Parents are often worried about who will care for their children if they unexpectedly pass away. It is generally the parents’ responsibility make that difficult decision. Abdicating that responsibility and delegating it to a court is unadvisable, as no court can have the same insight as you do when it comes to your family.

If you would like to ensure that your intentions for your children are faithfully executed, you can appoint a guardian in your last will and testament. Carefully drafting detailed instructions in your will is a specialty of attorneys experienced with estate planning.

Who is eligible to be a guardian?

In Tennessee, your guardian must be at least 18 years of age and be physically and emotionally fit to care for a child. Generally, parents should decide on a guardian that is stable and trustworthy enough to raise their child in the way they would want the child to be raised. Ideally, the guardian you choose will have similar moral and religious beliefs as you, have a stable living environment ideal for the child, and be someone the child is already comfortable with.
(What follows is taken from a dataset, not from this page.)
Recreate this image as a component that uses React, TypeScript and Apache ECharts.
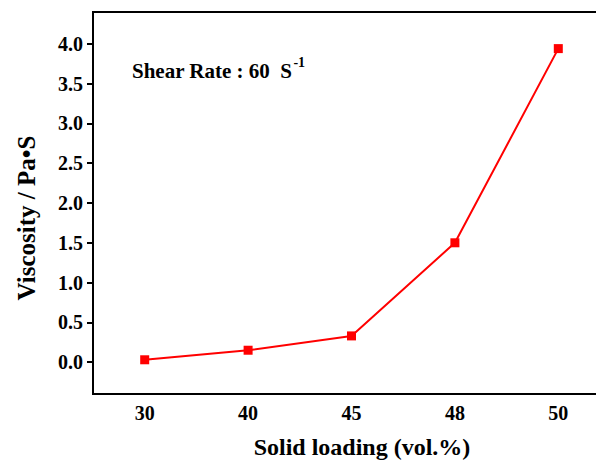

Make sure your will is valid

Specifying a guardian and even a substitute guardian, in the event your initial guardian is unable to care for the child, can give you peace of mind and give your family a sense of security. To make sure your kids are cared for by the guardian you have appointed in your will, it is important that your will is valid under Tenn. Code Sec. 32-1-10. An attorney in your area can help draft your will and ensure that all the necessary criteria is met.